— start —

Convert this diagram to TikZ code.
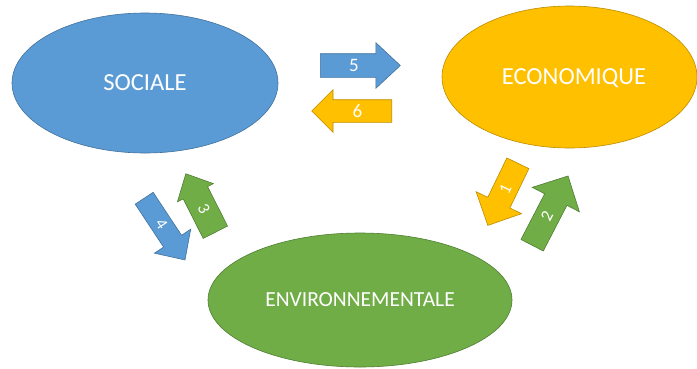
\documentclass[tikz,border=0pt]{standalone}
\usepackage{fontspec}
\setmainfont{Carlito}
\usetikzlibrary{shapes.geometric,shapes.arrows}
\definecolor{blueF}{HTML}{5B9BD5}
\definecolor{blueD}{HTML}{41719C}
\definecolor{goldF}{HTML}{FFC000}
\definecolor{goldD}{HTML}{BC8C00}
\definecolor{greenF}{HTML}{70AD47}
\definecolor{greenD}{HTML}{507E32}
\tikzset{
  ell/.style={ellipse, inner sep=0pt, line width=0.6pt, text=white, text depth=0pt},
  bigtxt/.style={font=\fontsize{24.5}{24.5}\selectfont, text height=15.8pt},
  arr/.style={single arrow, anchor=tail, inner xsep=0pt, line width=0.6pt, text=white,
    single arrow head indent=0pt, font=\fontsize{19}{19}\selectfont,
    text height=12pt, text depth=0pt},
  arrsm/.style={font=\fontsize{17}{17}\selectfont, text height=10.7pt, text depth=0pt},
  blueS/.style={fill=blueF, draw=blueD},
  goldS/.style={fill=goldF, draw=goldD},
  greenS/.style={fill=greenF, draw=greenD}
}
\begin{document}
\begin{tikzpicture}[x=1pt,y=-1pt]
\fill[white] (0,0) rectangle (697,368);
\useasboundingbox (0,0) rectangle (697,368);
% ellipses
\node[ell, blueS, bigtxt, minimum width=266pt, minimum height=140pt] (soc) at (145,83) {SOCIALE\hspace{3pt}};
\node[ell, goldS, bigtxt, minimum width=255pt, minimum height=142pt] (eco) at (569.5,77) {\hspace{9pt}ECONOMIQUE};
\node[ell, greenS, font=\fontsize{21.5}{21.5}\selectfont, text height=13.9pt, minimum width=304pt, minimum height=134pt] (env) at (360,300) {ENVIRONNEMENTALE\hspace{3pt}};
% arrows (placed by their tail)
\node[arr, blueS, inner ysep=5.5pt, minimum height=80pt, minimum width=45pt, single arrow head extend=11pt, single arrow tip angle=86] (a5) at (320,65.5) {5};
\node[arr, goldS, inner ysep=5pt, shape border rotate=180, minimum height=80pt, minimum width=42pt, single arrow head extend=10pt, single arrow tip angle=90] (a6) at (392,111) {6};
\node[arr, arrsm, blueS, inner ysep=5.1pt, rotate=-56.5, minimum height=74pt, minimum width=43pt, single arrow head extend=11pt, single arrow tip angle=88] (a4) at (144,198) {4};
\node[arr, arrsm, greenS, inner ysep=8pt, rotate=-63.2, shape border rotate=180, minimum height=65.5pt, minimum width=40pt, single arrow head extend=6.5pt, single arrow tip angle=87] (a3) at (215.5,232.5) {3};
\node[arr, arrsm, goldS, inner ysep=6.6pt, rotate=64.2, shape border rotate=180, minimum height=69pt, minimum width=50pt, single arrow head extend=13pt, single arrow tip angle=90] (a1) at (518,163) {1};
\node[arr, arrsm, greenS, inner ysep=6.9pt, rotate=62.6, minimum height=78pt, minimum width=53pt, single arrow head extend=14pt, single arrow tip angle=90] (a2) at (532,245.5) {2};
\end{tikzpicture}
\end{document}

— end —

### SHORT EXERCISE:
Restate the full listing verbatim and drop every picture.

### WRITTEN SOLUTION:
Convert this diagram to TikZ code.
\documentclass[tikz,border=0pt]{standalone}
\usepackage{fontspec}
\setmainfont{Carlito}
\usetikzlibrary{shapes.geometric,shapes.arrows}
\definecolor{blueF}{HTML}{5B9BD5}
\definecolor{blueD}{HTML}{41719C}
\definecolor{goldF}{HTML}{FFC000}
\definecolor{goldD}{HTML}{BC8C00}
\definecolor{greenF}{HTML}{70AD47}
\definecolor{greenD}{HTML}{507E32}
\tikzset{
  ell/.style={ellipse, inner sep=0pt, line width=0.6pt, text=white, text depth=0pt},
  bigtxt/.style={font=\fontsize{24.5}{24.5}\selectfont, text height=15.8pt},
  arr/.style={single arrow, anchor=tail, inner xsep=0pt, line width=0.6pt, text=white,
    single arrow head indent=0pt, font=\fontsize{19}{19}\selectfont,
    text height=12pt, text depth=0pt},
  arrsm/.style={font=\fontsize{17}{17}\selectfont, text height=10.7pt, text depth=0pt},
  blueS/.style={fill=blueF, draw=blueD},
  goldS/.style={fill=goldF, draw=goldD},
  greenS/.style={fill=greenF, draw=greenD}
}
\begin{document}
\begin{tikzpicture}[x=1pt,y=-1pt]
\fill[white] (0,0) rectangle (697,368);
\useasboundingbox (0,0) rectangle (697,368);
% ellipses
\node[ell, blueS, bigtxt, minimum width=266pt, minimum height=140pt] (soc) at (145,83) {SOCIALE\hspace{3pt}};
\node[ell, goldS, bigtxt, minimum width=255pt, minimum height=142pt] (eco) at (569.5,77) {\hspace{9pt}ECONOMIQUE};
\node[ell, greenS, font=\fontsize{21.5}{21.5}\selectfont, text height=13.9pt, minimum width=304pt, minimum height=134pt] (env) at (360,300) {ENVIRONNEMENTALE\hspace{3pt}};
% arrows (placed by their tail)
\node[arr, blueS, inner ysep=5.5pt, minimum height=80pt, minimum width=45pt, single arrow head extend=11pt, single arrow tip angle=86] (a5) at (320,65.5) {5};
\node[arr, goldS, inner ysep=5pt, shape border rotate=180, minimum height=80pt, minimum width=42pt, single arrow head extend=10pt, single arrow tip angle=90] (a6) at (392,111) {6};
\node[arr, arrsm, blueS, inner ysep=5.1pt, rotate=-56.5, minimum height=74pt, minimum width=43pt, single arrow head extend=11pt, single arrow tip angle=88] (a4) at (144,198) {4};
\node[arr, arrsm, greenS, inner ysep=8pt, rotate=-63.2, shape border rotate=180, minimum height=65.5pt, minimum width=40pt, single arrow head extend=6.5pt, single arrow tip angle=87] (a3) at (215.5,232.5) {3};
\node[arr, arrsm, goldS, inner ysep=6.6pt, rotate=64.2, shape border rotate=180, minimum height=69pt, minimum width=50pt, single arrow head extend=13pt, single arrow tip angle=90] (a1) at (518,163) {1};
\node[arr, arrsm, greenS, inner ysep=6.9pt, rotate=62.6, minimum height=78pt, minimum width=53pt, single arrow head extend=14pt, single arrow tip angle=90] (a2) at (532,245.5) {2};
\end{tikzpicture}
\end{document}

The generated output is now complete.